Foreign Minister Frank-Walter Steinmeier spoke before a briefing by Mohamed ElBaradei, the chief of the International Atomic Energy Agency, on ElBaradei's recent meeting with top Iranian leaders on the nuclear standoff.

Germany and the five permanent Security Council members plan to meet Tuesday in Berlin for talks that diplomats said will include attempts to iron out differences on the language and timing of a third set of U.N. sanctions for Tehran's refusal to freeze uranium enrichment and meet other council demands.

"The conflict over Iran's nuclear program remains ... on the agenda" despite last month's U.S. intelligence assessment that Tehran stopped active work on a nuclear weapons program in 2003, he said. "The problem is not solved."

Urging Iran to "resurrect international confidence" in its nuclear intentions, Steinmeier said the international community "cannot and will not allow that technology for nuclear weapons be developed in this region."

He was alluding primarily to uranium enrichment, which Iran says it wants to develop to be able to generate nuclear power, but which also can create the fissile core of nuclear warheads. Iran refuses to mothball the program despite two sets of U.N. sanctions.

Opposition from Russia and China to quick and harsh new sanctions has increased in the wake of the U.S. intelligence estimate. But Steinmeier papered over differences, saying the Berlin meeting will focus on making sure that international unity over the need for Iran to heed Security Council demands" will continue to be expressed in the future."

He said that he wanted ElBaradei's assessment of the talks in Tehran "so that we have a substantial discussion" at the Berlin meeting.

The U.S. State Department said Wednesday Washington had no plans to change its sanctions strategy in dealing with Iran.

"The whole strategy here is to use various kinds of diplomatic pressure at a gradually increasing rate to try to get a different set of decisions out of the Iranian leadership," spokesman Sean McCormack told reporters.

Officials commenting on ElBaradei's trip to Tehran last week said Iran had promised the U.N.'s chief nuclear inspector to answer all remaining questions about its past nuclear work within four weeks, including secret activities the U.S. suspects were linked to a weapons program.

The probe originally was slated to be completed in December, and the United States and its allies have been chafing at the delay, say diplomats accredited to the IAEA. But they are unlikely to object publicly if the extension allows ElBaradei to reveal details of such secret programs.

In agreeing to the IAEA probe last year, Iran agreed to answer all lingering questions about its past nuclear activities — including those it has evaded since 2003, when nearly 20 years of Iranian clandestine atomic work were revealed.

Diplomats have told The Associated Press that the IAEA probe is now using evidence provided by the U.S. and its close allies to back its allegations.

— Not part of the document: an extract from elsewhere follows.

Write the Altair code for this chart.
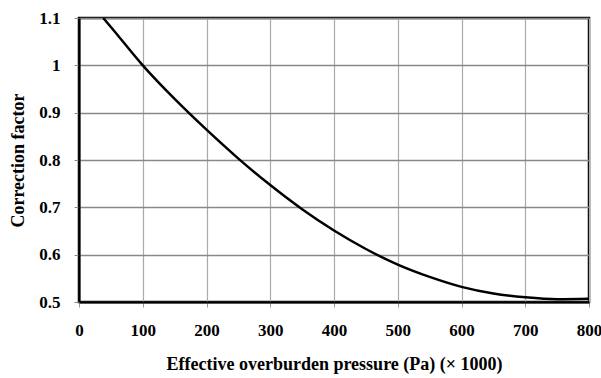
import altair as alt
import pandas as pd

pressure = [38, 50, 100, 150, 200, 250, 300, 350, 400, 450, 500, 550, 600, 650, 700, 750, 800]
factor = [1.10, 1.081, 1.000, 0.929, 0.864, 0.803, 0.747, 0.696, 0.651, 0.612, 0.579, 0.553, 0.532, 0.518, 0.510, 0.506, 0.507]
x_ticks = [0, 100, 200, 300, 400, 500, 600, 700, 800]
y_ticks = [0.5, 0.6, 0.7, 0.8, 0.9, 1.0, 1.1]

df = pd.DataFrame({"p": pressure, "f": factor})

font = "Liberation Serif"

chart = alt.Chart(df).mark_line(color="black", strokeWidth=2.5, interpolate="monotone", clip=True).encode(
    x=alt.X("p:Q", scale=alt.Scale(domain=[0, 800], nice=False, zero=False),
            axis=alt.Axis(values=x_ticks, title="Effective overburden pressure (Pa) (× 1000)",
                          format="d", tickSize=5, labelPadding=15, titlePadding=17, labelFlush=False,
                          gridColor="#aaaaaa", gridWidth=1.2, domainColor="black", domainWidth=2,
                          tickColor="#999999")),
    y=alt.Y("f:Q", scale=alt.Scale(domain=[0.5, 1.1], nice=False, zero=False),
            axis=alt.Axis(values=y_ticks, title="Correction factor", labelExpr="format(datum.value, '~g')",
                          tickSize=5, labelPadding=14, titlePadding=11, labelFlush=False,
                          gridColor="#888888", gridWidth=1.6, domainColor="black", domainWidth=2,
                          tickColor="#888888")),
).properties(
    width=510, height=284,
    autosize=alt.AutoSizeParams(type="none"),
    padding={"left": 79, "top": 18, "right": 12, "bottom": 76},
).configure(
    background="white"
).configure_view(
    stroke="black", strokeWidth=2.5
).configure_axis(
    labelFont=font, titleFont=font, labelFontSize=17, titleFontSize=18,
    labelFontWeight="bold", titleFontWeight="bold", labelColor="black", titleColor="black",
    grid=True
)

chart.save("out.html", embed_options={"renderer": "svg", "actions": False})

One said Sunday that the IAEA recently shared some of the formerly classified information with Iran, with Washington's permission, to aid with the probe.

Among the material is data on a laptop computer reportedly smuggled out of Iran. In 2005, U.S. intelligence said that information suggested that the country had been working on details for nuclear weapons, including missile trajectories and ideal altitudes for exploding warheads.

U.S. intelligence was also shared with the agency regarding the "Green Salt Project" — a plan that the U.S. alleges links diverse components of a nuclear weapons program, including uranium enrichment, high explosives testing and a missile re-entry vehicle.

The IAEA is also interested in activities at a former research center at Lavizan-Shian, which Iran razed before allowing agency inspectors access. The center is believed to have been the repository of equipment bought by the Iranian military that could be used in a nuclear weapons program.